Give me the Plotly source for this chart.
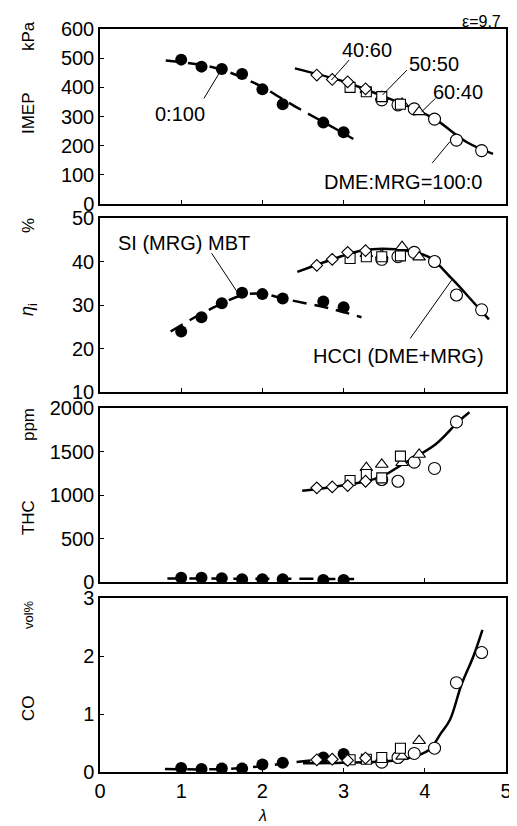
import plotly.graph_objects as go
from plotly.subplots import make_subplots

# ---------------- data ----------------
lam_si = [1.0, 1.25, 1.5, 1.75, 2.0, 2.25, 2.75, 3.0]
imep_si = [495, 471, 463, 446, 393, 342, 279, 246]
eta_si = [23.9, 27.2, 30.4, 32.8, 32.5, 31.5, 30.8, 29.5]
thc_si = [50, 50, 43, 31, 31, 31, 23, 23]
co_si = [0.07, 0.05, 0.06, 0.06, 0.13, 0.16, 0.25, 0.31]

lam_d = [2.67, 2.86, 3.05, 3.27]          # DME:MRG = 40:60
imep_d = [442, 427, 419, 395]
eta_d = [39.1, 40.5, 42.1, 42.5]
thc_d = [1082, 1093, 1108, 1158]
co_d = [0.21, 0.22, 0.20, 0.24]

lam_s = [3.08, 3.28, 3.47, 3.70]          # 50:50
imep_s = [400, 385, 368, 342]
eta_s = [40.7, 41.1, 41.1, 41.3]
thc_s = [1166, 1236, 1197, 1447]
co_s = [0.21, 0.22, 0.25, 0.41]

lam_t = [3.28, 3.47, 3.72, 3.93]          # 60:40
imep_t = [392, 368, 345, 316]
eta_t = [41.8, 41.5, 43.4, 41.0]
thc_t = [1313, 1351, 1370, 1466]
co_t = [0.20, 0.22, 0.27, 0.54]

lam_c = [3.47, 3.67, 3.87, 4.12, 4.39, 4.70]   # 100:0
imep_c = [357, 340, 326, 291, 219, 183]
eta_c = [40.5, 41.1, 42.1, 40.0, 32.3, 28.9]
thc_c = [1178, 1158, 1378, 1305, 1840, None]
co_c = [0.17, 0.25, 0.32, 0.41, 1.54, 2.06]

# trend curves
imep_si_fit_x = [0.81, 1.4, 1.9, 2.4, 2.9, 3.12]
imep_si_fit_y = [492, 468, 415, 335, 258, 223]
imep_hc_fit_x = [2.4, 3.0, 3.5, 3.9, 4.13, 4.53, 4.84]
imep_hc_fit_y = [465, 420, 368, 322, 290, 210, 172]

eta_si_fit_x = [0.87, 1.3, 1.76, 2.0, 2.25, 2.83, 3.22]
eta_si_fit_y = [23.9, 28.5, 32.3, 32.6, 31.5, 29.2, 27.2]
eta_hc_fit_x = [2.43, 2.83, 3.24, 3.64, 4.04, 4.33, 4.61, 4.79]
eta_hc_fit_y = [37.6, 40.3, 42.6, 42.8, 41.1, 36.1, 30.4, 26.7]

thc_si_fit_x = [0.83, 3.13]
thc_si_fit_y = [40, 35]
thc_hc_fit_x = [2.49, 2.87, 3.28, 3.48, 3.72, 4.13, 4.41, 4.55]
thc_hc_fit_y = [1050, 1093, 1158, 1216, 1350, 1580, 1840, 1950]

co_si_fit_x = [0.8, 1.5, 2.0, 2.4, 2.8, 3.1]
co_si_fit_y = [0.05, 0.05, 0.10, 0.17, 0.22, 0.24]
co_hc_fit_x = [2.5, 3.0, 3.5, 3.8, 4.05, 4.2, 4.31, 4.45, 4.6, 4.71]
co_hc_fit_y = [0.15, 0.16, 0.18, 0.24, 0.38, 0.67, 0.9, 1.5, 2.0, 2.45]

# ---------------- figure ----------------
FONT = "Arial, Liberation Sans, sans-serif"
fig = make_subplots(rows=4, cols=1, shared_xaxes=True, vertical_spacing=0.02)

panels = [
    (imep_si, imep_d, imep_s, imep_t, imep_c, imep_si_fit_x, imep_si_fit_y, imep_hc_fit_x, imep_hc_fit_y),
    (eta_si, eta_d, eta_s, eta_t, eta_c, eta_si_fit_x, eta_si_fit_y, eta_hc_fit_x, eta_hc_fit_y),
    (thc_si, thc_d, thc_s, thc_t, thc_c, thc_si_fit_x, thc_si_fit_y, thc_hc_fit_x, thc_hc_fit_y),
    (co_si, co_d, co_s, co_t, co_c, co_si_fit_x, co_si_fit_y, co_hc_fit_x, co_hc_fit_y),
]

open_marker = dict(color="white", line=dict(color="black", width=1.1))
for i, (si, d, s, t, c, sfx, sfy, hfx, hfy) in enumerate(panels):
    r = i + 1
    fig.add_trace(go.Scatter(x=sfx, y=sfy, mode="lines", line=dict(color="black", width=2.5, dash="14px,8px", shape="spline"),
                             showlegend=False, hoverinfo="skip"), row=r, col=1)
    fig.add_trace(go.Scatter(x=hfx, y=hfy, mode="lines", line=dict(color="black", width=2.5, shape="spline"),
                             showlegend=False, hoverinfo="skip"), row=r, col=1)
    fig.add_trace(go.Scatter(x=lam_si, y=si, mode="markers", marker=dict(symbol="circle", size=12, color="black"),
                             showlegend=False), row=r, col=1)
    fig.add_trace(go.Scatter(x=lam_c, y=c, mode="markers", marker=dict(symbol="circle", size=12, **open_marker),
                             showlegend=False), row=r, col=1)
    fig.add_trace(go.Scatter(x=lam_t, y=t, mode="markers", marker=dict(symbol="triangle-up", size=11, **open_marker),
                             showlegend=False), row=r, col=1)
    fig.add_trace(go.Scatter(x=lam_s, y=s, mode="markers", marker=dict(symbol="square", size=10, **open_marker),
                             showlegend=False), row=r, col=1)
    fig.add_trace(go.Scatter(x=lam_d, y=d, mode="markers", marker=dict(symbol="diamond", size=9, **open_marker),
                             showlegend=False), row=r, col=1)

# page geometry (the page body adds an 8 px offset on the left and top)
OFF = 8
W, H = 517 - OFF, 826 - OFF
PLOT_L, PLOT_R, PLOT_T, PLOT_B = 100, 512, 29, 772   # in page pixels
ML, MR, MT, MB = PLOT_L - OFF, 517 - PLOT_R, PLOT_T - OFF, 826 - PLOT_B
PH = PLOT_B - PLOT_T
PW = PLOT_R - PLOT_L

def yp(px):
    return (PLOT_B - px) / PH

def xp(px):
    return (px - PLOT_L) / PW

def dom(top_px, bot_px):
    return [yp(bot_px), yp(top_px)]

panel_px = [(29, 204), (218, 392), (408, 582), (598, 772)]
ranges = [[0, 600], [10, 50], [0, 2000], [0, 3]]
dticks = [100, 10, 500, 1]

axis_common = dict(showline=True, linecolor="black", linewidth=1.5, mirror=True, ticks="inside", ticklen=4,
                   tickcolor="black", showgrid=False, zeroline=False,
                   tickfont=dict(family=FONT, size=20, color="black"))
for i in range(4):
    yname = "yaxis" if i == 0 else f"yaxis{i+1}"
    xname = "xaxis" if i == 0 else f"xaxis{i+1}"
    fig.layout[yname].update(domain=dom(*panel_px[i]), range=ranges[i], dtick=dticks[i], tick0=0, **axis_common)
    fig.layout[xname].update(range=[0, 5], dtick=1, tick0=0, **axis_common)
    if i < 3:
        fig.layout[xname].update(showticklabels=False)

def ann(text, x, y, xref, yref, size=20, **kw):
    kw.setdefault("xanchor", "center")
    kw.setdefault("yanchor", "middle")
    fig.add_annotation(text=text, x=x, y=y, xref=xref, yref=yref, showarrow=False,
                       font=dict(family=FONT, size=size, color="black"), **kw)

def leader(x0, y0, x1, y1, xref, yref):
    fig.add_shape(type="line", x0=x0, y0=y0, x1=x1, y1=y1, xref=xref, yref=yref,
                  line=dict(color="black", width=1))

# panel 1 labels
ann("40:60", 3.29, 528, "x", "y")
leader(3.07, 494, 2.85, 425, "x", "y")
ann("50:50", 4.11, 480, "x", "y")
leader(3.78, 459, 3.48, 374, "x", "y")
ann("60:40", 4.41, 384, "x", "y")
leader(4.13, 362, 3.96, 316, "x", "y")
ann("0:100", 0.99, 309, "x", "y")
leader(1.28, 362, 1.48, 454, "x", "y")
ann("DME:MRG=100:0", 3.73, 76, "x", "y")
leader(4.09, 140, 4.31, 214, "x", "y")
# panel 2 labels
ann("SI (MRG) MBT", 1.04, 44.2, "x2", "y2")
leader(1.375, 41.9, 1.70, 32.7, "x2", "y2")
ann("HCCI (DME+MRG)", 3.67, 18.3, "x2", "y2")
leader(3.82, 22.3, 4.33, 35.7, "x2", "y2")

# epsilon
ann("ε=9.7", xp(509), yp(22), "paper", "paper", size=16, xanchor="right")

# axis titles
xl = xp(27)
ann("kPa", xl, yp(36), "paper", "paper", size=17, textangle=-90)
ann("IMEP", xl, yp(113), "paper", "paper", size=17, textangle=-90)
ann("%", xl, yp(226), "paper", "paper", size=17, textangle=-90)
ann("<i>η</i><sub>i</sub>", xl, yp(310), "paper", "paper", size=18, textangle=-90)
ann("ppm", xl, yp(425), "paper", "paper", size=17, textangle=-90)
ann("THC", xl, yp(518), "paper", "paper", size=17, textangle=-90)
ann("vol%", xl, yp(615), "paper", "paper", size=13, textangle=-90)
ann("CO", xl, yp(708), "paper", "paper", size=17, textangle=-90)
ann("<i>λ</i>", xp(265), yp(815), "paper", "paper", size=16)

fig.update_layout(width=W, height=H, margin=dict(l=ML, r=MR, t=MT, b=MB),
                  plot_bgcolor="white", paper_bgcolor="white",
                  font=dict(family=FONT, color="black"))

fig.write_html("out.html")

WRITTEN REQUEST: Print the data above verbatim from the first line through the line holding "cols=1, shared_xaxes=True, vertical_spacing=0.02)", leaving every picture out.

SOLUTION FOR THIS TASK:
Give me the Plotly source for this chart.
import plotly.graph_objects as go
from plotly.subplots import make_subplots

# ---------------- data ----------------
lam_si = [1.0, 1.25, 1.5, 1.75, 2.0, 2.25, 2.75, 3.0]
imep_si = [495, 471, 463, 446, 393, 342, 279, 246]
eta_si = [23.9, 27.2, 30.4, 32.8, 32.5, 31.5, 30.8, 29.5]
thc_si = [50, 50, 43, 31, 31, 31, 23, 23]
co_si = [0.07, 0.05, 0.06, 0.06, 0.13, 0.16, 0.25, 0.31]

lam_d = [2.67, 2.86, 3.05, 3.27]          # DME:MRG = 40:60
imep_d = [442, 427, 419, 395]
eta_d = [39.1, 40.5, 42.1, 42.5]
thc_d = [1082, 1093, 1108, 1158]
co_d = [0.21, 0.22, 0.20, 0.24]

lam_s = [3.08, 3.28, 3.47, 3.70]          # 50:50
imep_s = [400, 385, 368, 342]
eta_s = [40.7, 41.1, 41.1, 41.3]
thc_s = [1166, 1236, 1197, 1447]
co_s = [0.21, 0.22, 0.25, 0.41]

lam_t = [3.28, 3.47, 3.72, 3.93]          # 60:40
imep_t = [392, 368, 345, 316]
eta_t = [41.8, 41.5, 43.4, 41.0]
thc_t = [1313, 1351, 1370, 1466]
co_t = [0.20, 0.22, 0.27, 0.54]

lam_c = [3.47, 3.67, 3.87, 4.12, 4.39, 4.70]   # 100:0
imep_c = [357, 340, 326, 291, 219, 183]
eta_c = [40.5, 41.1, 42.1, 40.0, 32.3, 28.9]
thc_c = [1178, 1158, 1378, 1305, 1840, None]
co_c = [0.17, 0.25, 0.32, 0.41, 1.54, 2.06]

# trend curves
imep_si_fit_x = [0.81, 1.4, 1.9, 2.4, 2.9, 3.12]
imep_si_fit_y = [492, 468, 415, 335, 258, 223]
imep_hc_fit_x = [2.4, 3.0, 3.5, 3.9, 4.13, 4.53, 4.84]
imep_hc_fit_y = [465, 420, 368, 322, 290, 210, 172]

eta_si_fit_x = [0.87, 1.3, 1.76, 2.0, 2.25, 2.83, 3.22]
eta_si_fit_y = [23.9, 28.5, 32.3, 32.6, 31.5, 29.2, 27.2]
eta_hc_fit_x = [2.43, 2.83, 3.24, 3.64, 4.04, 4.33, 4.61, 4.79]
eta_hc_fit_y = [37.6, 40.3, 42.6, 42.8, 41.1, 36.1, 30.4, 26.7]

thc_si_fit_x = [0.83, 3.13]
thc_si_fit_y = [40, 35]
thc_hc_fit_x = [2.49, 2.87, 3.28, 3.48, 3.72, 4.13, 4.41, 4.55]
thc_hc_fit_y = [1050, 1093, 1158, 1216, 1350, 1580, 1840, 1950]

co_si_fit_x = [0.8, 1.5, 2.0, 2.4, 2.8, 3.1]
co_si_fit_y = [0.05, 0.05, 0.10, 0.17, 0.22, 0.24]
co_hc_fit_x = [2.5, 3.0, 3.5, 3.8, 4.05, 4.2, 4.31, 4.45, 4.6, 4.71]
co_hc_fit_y = [0.15, 0.16, 0.18, 0.24, 0.38, 0.67, 0.9, 1.5, 2.0, 2.45]

# ---------------- figure ----------------
FONT = "Arial, Liberation Sans, sans-serif"
fig = make_subplots(rows=4, cols=1, shared_xaxes=True, vertical_spacing=0.02)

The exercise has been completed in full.